• [WHAT IS NEEDED] Write out exactly the lines below that run from the one containing "Recreate this image" through the one containing "import plotly.graph_objects as go", both included, with no other lines.

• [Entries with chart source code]
::::
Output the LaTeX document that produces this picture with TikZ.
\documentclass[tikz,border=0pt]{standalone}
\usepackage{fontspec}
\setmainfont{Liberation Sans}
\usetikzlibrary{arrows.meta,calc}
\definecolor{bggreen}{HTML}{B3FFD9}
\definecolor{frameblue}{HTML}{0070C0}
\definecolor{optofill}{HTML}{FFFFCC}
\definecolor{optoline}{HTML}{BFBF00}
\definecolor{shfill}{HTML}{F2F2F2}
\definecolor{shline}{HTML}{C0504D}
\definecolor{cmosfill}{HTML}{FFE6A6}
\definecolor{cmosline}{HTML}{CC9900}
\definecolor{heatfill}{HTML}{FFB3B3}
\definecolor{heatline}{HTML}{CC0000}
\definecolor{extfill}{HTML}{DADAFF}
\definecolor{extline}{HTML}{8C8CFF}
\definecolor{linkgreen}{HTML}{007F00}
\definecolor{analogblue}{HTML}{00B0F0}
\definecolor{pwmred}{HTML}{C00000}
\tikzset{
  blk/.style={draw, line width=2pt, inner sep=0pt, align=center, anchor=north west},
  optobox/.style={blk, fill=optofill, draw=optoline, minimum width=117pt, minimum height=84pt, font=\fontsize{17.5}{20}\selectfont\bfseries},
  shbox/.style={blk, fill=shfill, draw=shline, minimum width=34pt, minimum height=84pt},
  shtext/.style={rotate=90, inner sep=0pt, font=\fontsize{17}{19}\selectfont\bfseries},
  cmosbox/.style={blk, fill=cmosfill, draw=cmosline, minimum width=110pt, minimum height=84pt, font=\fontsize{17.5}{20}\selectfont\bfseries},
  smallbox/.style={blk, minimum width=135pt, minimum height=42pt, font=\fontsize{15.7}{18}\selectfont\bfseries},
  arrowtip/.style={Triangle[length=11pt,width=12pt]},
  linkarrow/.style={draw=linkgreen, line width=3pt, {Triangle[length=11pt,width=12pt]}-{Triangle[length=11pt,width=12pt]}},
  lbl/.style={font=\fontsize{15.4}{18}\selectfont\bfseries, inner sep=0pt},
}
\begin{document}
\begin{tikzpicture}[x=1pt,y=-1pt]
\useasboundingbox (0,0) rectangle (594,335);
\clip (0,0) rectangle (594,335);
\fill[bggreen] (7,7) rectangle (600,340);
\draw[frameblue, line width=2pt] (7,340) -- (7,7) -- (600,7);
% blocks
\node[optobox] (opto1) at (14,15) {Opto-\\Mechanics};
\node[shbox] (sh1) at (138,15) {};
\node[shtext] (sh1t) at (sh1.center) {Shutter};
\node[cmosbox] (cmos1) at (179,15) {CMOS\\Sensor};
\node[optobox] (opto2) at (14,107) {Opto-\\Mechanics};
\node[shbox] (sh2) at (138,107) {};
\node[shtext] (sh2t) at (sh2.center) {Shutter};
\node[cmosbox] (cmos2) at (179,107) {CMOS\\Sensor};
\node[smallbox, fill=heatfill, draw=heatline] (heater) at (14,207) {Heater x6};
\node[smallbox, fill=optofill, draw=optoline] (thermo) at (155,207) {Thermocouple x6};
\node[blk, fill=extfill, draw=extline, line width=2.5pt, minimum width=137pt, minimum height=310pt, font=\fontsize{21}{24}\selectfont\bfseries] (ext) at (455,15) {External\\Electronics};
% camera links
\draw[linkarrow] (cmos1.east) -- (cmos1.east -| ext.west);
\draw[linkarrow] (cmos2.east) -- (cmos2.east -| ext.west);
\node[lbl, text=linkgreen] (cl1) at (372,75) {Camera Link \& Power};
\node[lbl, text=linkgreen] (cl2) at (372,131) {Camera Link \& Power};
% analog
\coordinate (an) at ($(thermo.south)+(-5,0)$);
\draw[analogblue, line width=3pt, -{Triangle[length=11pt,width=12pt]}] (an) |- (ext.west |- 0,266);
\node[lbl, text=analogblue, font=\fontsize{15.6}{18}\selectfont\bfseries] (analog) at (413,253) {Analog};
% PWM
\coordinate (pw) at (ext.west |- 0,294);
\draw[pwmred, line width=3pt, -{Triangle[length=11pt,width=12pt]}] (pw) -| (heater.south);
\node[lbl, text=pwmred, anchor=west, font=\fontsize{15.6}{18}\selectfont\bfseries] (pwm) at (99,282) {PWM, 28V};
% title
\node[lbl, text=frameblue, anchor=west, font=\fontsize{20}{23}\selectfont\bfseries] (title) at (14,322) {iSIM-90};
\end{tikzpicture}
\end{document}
::::
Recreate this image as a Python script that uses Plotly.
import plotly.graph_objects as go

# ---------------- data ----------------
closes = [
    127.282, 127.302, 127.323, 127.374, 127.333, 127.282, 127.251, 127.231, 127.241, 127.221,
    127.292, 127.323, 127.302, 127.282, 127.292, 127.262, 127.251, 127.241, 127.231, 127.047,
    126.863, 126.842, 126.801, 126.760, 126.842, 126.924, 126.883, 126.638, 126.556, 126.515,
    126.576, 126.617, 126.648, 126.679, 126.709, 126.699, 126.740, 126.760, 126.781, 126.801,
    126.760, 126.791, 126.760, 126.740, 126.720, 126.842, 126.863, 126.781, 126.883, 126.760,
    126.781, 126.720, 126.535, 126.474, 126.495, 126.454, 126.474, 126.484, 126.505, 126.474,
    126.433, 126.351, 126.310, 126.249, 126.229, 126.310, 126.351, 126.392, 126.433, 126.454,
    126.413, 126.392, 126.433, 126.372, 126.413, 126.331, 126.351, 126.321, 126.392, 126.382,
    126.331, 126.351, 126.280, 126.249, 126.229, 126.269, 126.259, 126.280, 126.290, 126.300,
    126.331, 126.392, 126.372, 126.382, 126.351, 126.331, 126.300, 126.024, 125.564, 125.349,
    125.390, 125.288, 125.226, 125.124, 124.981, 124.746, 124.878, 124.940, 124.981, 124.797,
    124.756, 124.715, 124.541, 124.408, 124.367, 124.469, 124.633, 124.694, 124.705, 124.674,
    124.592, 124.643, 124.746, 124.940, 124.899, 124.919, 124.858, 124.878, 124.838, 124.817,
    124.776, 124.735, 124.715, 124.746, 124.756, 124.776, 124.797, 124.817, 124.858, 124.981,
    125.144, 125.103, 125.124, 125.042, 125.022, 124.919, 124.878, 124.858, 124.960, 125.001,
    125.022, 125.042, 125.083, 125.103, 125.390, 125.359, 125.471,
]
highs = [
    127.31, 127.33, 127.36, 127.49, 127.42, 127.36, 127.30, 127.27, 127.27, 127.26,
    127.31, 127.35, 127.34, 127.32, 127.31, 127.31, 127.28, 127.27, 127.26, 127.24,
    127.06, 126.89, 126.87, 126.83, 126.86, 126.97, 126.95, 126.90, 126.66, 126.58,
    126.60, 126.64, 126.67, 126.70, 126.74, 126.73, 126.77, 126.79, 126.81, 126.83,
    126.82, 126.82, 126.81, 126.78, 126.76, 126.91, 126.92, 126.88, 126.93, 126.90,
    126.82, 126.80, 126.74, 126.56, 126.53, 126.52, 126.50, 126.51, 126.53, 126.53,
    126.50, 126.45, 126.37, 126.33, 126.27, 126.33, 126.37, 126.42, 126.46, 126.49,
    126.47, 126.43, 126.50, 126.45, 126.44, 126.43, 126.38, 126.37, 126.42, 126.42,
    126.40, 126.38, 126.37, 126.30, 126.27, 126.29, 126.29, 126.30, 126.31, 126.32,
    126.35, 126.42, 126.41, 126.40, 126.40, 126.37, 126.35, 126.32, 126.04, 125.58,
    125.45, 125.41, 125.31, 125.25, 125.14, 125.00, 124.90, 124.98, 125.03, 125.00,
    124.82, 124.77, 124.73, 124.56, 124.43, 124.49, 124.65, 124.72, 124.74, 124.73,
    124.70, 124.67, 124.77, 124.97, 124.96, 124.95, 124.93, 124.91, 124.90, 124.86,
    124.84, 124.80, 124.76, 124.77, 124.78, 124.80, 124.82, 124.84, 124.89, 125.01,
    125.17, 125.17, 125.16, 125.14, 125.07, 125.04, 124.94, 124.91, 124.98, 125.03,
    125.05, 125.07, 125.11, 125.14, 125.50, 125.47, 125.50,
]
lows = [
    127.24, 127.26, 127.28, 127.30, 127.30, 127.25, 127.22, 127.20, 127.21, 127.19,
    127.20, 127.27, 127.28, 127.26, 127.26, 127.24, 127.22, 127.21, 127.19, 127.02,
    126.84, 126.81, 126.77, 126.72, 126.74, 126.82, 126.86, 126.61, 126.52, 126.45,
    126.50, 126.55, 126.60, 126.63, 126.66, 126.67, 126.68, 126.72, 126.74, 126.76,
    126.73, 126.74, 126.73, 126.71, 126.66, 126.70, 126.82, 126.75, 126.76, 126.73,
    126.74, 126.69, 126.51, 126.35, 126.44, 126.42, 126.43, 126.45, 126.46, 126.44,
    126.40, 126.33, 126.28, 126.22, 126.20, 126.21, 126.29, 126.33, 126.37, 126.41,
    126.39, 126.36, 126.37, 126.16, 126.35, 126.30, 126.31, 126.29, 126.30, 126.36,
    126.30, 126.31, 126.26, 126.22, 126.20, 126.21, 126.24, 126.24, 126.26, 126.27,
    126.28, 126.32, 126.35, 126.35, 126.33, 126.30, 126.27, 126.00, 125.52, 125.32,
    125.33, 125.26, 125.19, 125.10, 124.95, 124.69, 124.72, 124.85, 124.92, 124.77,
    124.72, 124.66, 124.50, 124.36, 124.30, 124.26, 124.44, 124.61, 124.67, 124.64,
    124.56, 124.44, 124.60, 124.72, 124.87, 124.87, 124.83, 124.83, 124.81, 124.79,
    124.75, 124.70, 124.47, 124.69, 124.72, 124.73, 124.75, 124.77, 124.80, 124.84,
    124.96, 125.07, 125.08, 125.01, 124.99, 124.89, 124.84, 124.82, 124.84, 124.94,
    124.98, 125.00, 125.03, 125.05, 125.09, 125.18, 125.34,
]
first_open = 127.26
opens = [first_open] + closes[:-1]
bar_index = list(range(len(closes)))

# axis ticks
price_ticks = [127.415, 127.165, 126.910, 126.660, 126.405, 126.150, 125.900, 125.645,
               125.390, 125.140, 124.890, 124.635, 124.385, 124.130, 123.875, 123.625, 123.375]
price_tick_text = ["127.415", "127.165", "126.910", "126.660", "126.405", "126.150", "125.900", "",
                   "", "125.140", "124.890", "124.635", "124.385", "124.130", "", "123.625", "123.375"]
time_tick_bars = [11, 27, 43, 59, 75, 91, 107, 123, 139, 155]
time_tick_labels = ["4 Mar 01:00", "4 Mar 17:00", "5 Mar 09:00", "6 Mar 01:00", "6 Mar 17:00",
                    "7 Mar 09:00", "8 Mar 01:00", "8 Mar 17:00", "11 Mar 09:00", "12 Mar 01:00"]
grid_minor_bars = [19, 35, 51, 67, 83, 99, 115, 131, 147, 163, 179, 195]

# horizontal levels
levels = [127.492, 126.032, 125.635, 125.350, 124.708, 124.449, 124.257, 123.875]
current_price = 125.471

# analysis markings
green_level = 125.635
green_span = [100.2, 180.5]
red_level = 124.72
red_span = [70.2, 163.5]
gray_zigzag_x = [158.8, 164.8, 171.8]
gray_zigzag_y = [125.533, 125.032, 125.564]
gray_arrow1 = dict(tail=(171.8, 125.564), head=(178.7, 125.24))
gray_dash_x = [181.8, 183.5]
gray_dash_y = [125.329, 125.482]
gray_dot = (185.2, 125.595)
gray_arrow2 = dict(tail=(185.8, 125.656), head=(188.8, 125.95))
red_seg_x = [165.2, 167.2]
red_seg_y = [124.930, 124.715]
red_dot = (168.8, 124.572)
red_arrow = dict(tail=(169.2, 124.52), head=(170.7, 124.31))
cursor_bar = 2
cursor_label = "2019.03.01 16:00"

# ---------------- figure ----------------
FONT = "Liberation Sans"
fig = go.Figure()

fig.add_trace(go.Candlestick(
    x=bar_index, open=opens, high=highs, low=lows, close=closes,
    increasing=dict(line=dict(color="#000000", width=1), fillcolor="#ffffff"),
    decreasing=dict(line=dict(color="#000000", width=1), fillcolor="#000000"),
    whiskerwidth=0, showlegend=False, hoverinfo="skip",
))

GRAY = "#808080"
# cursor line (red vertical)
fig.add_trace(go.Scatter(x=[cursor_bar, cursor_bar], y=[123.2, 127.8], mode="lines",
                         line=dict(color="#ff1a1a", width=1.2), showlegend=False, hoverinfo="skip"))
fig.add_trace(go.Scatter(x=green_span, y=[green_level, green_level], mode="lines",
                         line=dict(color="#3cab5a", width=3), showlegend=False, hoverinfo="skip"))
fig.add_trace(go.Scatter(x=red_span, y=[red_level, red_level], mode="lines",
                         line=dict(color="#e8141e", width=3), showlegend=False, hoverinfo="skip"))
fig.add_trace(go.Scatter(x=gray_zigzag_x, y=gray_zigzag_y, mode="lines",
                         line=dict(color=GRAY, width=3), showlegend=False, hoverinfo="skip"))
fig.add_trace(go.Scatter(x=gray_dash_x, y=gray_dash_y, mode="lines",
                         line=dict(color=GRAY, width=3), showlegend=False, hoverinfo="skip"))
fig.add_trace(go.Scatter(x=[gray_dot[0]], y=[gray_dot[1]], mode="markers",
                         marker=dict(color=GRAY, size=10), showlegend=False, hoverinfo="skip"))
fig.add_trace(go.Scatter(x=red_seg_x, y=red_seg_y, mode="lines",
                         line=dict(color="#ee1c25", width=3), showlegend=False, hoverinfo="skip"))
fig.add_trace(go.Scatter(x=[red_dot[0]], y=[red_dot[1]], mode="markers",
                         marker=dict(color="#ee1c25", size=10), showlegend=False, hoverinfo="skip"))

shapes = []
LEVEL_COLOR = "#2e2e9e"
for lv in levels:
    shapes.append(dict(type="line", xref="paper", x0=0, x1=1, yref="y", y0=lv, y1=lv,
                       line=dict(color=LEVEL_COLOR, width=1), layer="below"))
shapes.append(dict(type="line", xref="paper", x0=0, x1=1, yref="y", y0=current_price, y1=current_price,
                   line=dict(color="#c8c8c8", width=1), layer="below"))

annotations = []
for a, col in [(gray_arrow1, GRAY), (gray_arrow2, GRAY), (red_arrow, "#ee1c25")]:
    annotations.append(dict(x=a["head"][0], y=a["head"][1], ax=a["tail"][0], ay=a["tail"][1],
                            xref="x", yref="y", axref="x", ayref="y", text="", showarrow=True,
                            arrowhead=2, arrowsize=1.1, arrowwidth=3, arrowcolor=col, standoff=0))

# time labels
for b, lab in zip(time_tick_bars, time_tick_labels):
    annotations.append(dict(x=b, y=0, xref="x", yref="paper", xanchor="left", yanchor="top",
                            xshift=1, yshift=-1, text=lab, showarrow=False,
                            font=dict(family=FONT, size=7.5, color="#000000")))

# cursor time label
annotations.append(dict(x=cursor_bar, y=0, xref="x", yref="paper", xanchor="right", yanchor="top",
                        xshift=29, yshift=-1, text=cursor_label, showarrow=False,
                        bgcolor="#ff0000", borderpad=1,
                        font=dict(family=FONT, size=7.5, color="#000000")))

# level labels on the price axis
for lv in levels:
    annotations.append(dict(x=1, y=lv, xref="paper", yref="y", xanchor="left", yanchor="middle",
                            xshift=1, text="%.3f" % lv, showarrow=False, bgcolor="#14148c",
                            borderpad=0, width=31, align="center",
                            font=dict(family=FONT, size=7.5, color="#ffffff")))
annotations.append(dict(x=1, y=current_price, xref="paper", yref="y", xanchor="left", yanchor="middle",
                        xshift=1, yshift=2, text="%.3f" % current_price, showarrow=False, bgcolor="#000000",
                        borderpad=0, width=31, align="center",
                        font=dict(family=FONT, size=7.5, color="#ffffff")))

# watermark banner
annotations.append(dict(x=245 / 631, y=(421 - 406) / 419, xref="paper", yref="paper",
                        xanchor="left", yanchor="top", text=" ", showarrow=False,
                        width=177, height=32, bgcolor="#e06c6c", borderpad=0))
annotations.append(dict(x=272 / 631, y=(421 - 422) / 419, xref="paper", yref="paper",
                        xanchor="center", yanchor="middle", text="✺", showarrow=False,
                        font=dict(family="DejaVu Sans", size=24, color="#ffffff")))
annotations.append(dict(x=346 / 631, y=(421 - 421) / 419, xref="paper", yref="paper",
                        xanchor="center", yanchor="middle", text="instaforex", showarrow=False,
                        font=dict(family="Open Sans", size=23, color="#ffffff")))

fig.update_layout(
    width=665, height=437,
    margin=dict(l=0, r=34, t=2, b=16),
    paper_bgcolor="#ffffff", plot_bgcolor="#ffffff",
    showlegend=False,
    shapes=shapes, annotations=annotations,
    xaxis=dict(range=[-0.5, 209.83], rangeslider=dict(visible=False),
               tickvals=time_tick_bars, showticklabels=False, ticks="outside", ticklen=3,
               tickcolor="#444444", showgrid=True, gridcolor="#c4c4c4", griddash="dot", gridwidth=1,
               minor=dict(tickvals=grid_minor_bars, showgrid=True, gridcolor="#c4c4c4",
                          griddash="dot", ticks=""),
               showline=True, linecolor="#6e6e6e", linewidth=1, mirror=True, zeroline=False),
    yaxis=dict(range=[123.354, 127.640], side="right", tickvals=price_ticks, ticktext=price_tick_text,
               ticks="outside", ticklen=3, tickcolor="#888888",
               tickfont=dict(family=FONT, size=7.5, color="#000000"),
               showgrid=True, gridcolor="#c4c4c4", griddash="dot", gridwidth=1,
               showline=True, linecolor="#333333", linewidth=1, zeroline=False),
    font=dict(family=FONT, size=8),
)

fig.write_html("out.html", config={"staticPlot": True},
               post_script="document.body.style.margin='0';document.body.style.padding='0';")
::::
• [SOLUTION FOR THIS PROBLEM]
Recreate this image as a Python script that uses Plotly.
import plotly.graph_objects as go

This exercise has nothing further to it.